The story behind the song

Children of the Sun

     One of the most extraordinary experiences any person can have is seeing the night sky the way it was meant to be seen — pitch black with more than a million stars shining down. Nowadays the pollution in the atmosphere is so great that on most nights it’s almost impossible to see anything except a dull haze with a handful of stars shining through it. As a result, to most of us the night sky looks like a dark gray dome with a few lights stuck in it. But if you happen to be in ideal viewing conditions — a long way from lights and pollution, in the desert, on a mountaintop or out at sea, on a perfectly clear, moonless night — the sight is overwhelming. The sky is pitch black, and literally millions of stars are visible. It’s like being out in the void on a starship. It gives you a very different perspective about our place in the universe.

     Two of the most intense experiences of my life involved seeing the night sky under those conditions. The first time it happened was on a farm in Pennsylvania far from any cities, the night after a cold front brought an end to a two-week-long heat wave. The whole universe was laid out in front of me, and it seemed as if I was hanging in space … like I could reach out and grab the moon or one of those distant twinkling orbs.

     The second time I had this experience, something even more amazing happened. I was on a boat in the ocean, and the same ideal viewing conditions occurred. I lay there on my back staring up at the black void and the millions of stars, all as clear as they could be, as if there was nothing between me and them. And I stared at what’s called the milky way – a strip of the sky running from horizon to horizon, passing directly overhead – with so many stars in it that it has a milky color (hence, its name).

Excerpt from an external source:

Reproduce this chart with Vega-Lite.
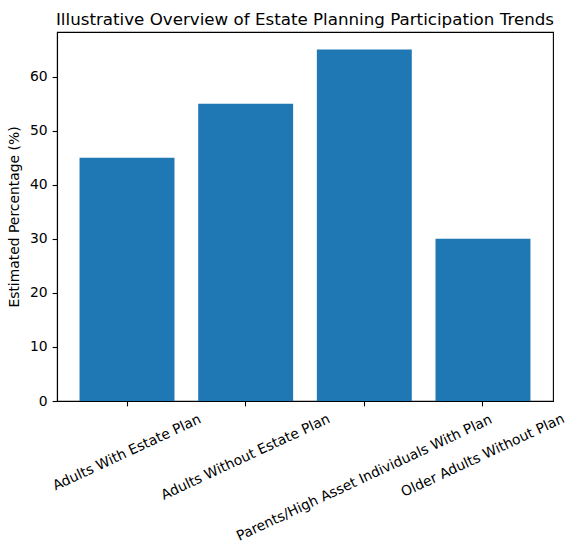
{
  "$schema": "https://vega.github.io/schema/vega-lite/v6.json",
  "autosize": "none",
  "width": 496,
  "height": 369,
  "padding": {"left": 57, "top": 32, "right": 23, "bottom": 151},
  "background": "white",
  "title": {
    "text": "Illustrative Overview of Estate Planning Participation Trends",
    "font": "DejaVu Sans",
    "fontSize": 16.7,
    "fontWeight": "normal",
    "color": "black",
    "anchor": "middle",
    "frame": "group",
    "baseline": "bottom",
    "offset": 4,
    "dy": 18
  },
  "config": {
    "view": {"stroke": "black", "strokeWidth": 1.1},
    "axis": {
      "labelFont": "DejaVu Sans",
      "labelFontSize": 13.9,
      "labelColor": "black",
      "titleFont": "DejaVu Sans",
      "titleFontSize": 13.9,
      "titleFontWeight": "normal",
      "titleColor": "black",
      "domainColor": "black",
      "domainWidth": 1.1,
      "tickColor": "black",
      "tickWidth": 1.1,
      "tickSize": 4.9,
      "labelPadding": 4.9,
      "labelLimit": 0,
      "grid": false
    }
  },
  "data": {
    "values": [
      {"category": "Adults With Estate Plan", "percent": 45},
      {"category": "Adults Without Estate Plan", "percent": 55},
      {"category": "Parents/High Asset Individuals With Plan", "percent": 65},
      {"category": "Older Adults Without Plan", "percent": 30}
    ]
  },
  "mark": {"type": "bar", "color": "#1f77b4"},
  "encoding": {
    "x": {
      "field": "category",
      "type": "nominal",
      "sort": null,
      "scale": {"paddingInner": 0.2, "paddingOuter": 0.19},
      "axis": {
        "title": null,
        "labelAngle": -25,
        "labelAlign": "center",
        "labelBaseline": "middle",
        "labelOverlap": false,
        "labelBound": false,
        "labelPadding": {"expr": "12.15 + 1.49 * length(datum.label)"}
      }
    },
    "y": {
      "field": "percent",
      "type": "quantitative",
      "scale": {"domain": [0, 68.25], "nice": false},
      "axis": {
        "title": "Estimated Percentage (%)",
        "values": [0, 10, 20, 30, 40, 50, 60],
        "titlePadding": 8
      }
    }
  }
}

     When I was in college I had taken a class in astronomy. Now, staring up at the sky, I remembered learning about the shape of our galaxy (which is, of course, the milky way galaxy). Our galaxy is made up of countless billions of stars, and it’s shaped kind of like a pancake that’s fat near the middle. Our solar system is about halfway between the center of the pancake and the edge.

     As I stared up at the sky, I remembered that the shape of our galaxy accounts for that strip of milky color that we see across the sky on a clear night, extending from horizon to horizon. When we look at that strip of light, we’re looking through the pancake—through so many stars that we can barely see black sky behind them. When we look in any other direction, we’re looking out through the nearby sides of the pancake, with far fewer stars between us and the edge of the galaxy. Hence, the sky looks much darker, with just a sprinkling of stars.

     Then suddenly, as I thought about this, the enormous black star-filled void in front of my eyes snapped into 3-D. I wasn’t just looking at a sky full of stars; I saw the size and shape of our galaxy and where I was located in it. Suddenly the sky had depth; it stretched off into an almost unimaginable distance. The size of the galaxy, right there in front of me, was so enormous that it was overwhelming. For the first time in my life I really saw the star cluster in which we live, and it was huge and glorious beyond anything I had ever imagined.

     That experience enlarged my sense of the universe and changed forever how I see my place in the grand scheme of things. And it got me thinking about other big issues: the countless generations of people who’ve lived on our planet, the huge expanse of time the universe has been expanding and evolving, and how our own star – the sun – has kept everything on our planet alive for so long.

     That experience, and those thoughts, led me to write Children of the Sun.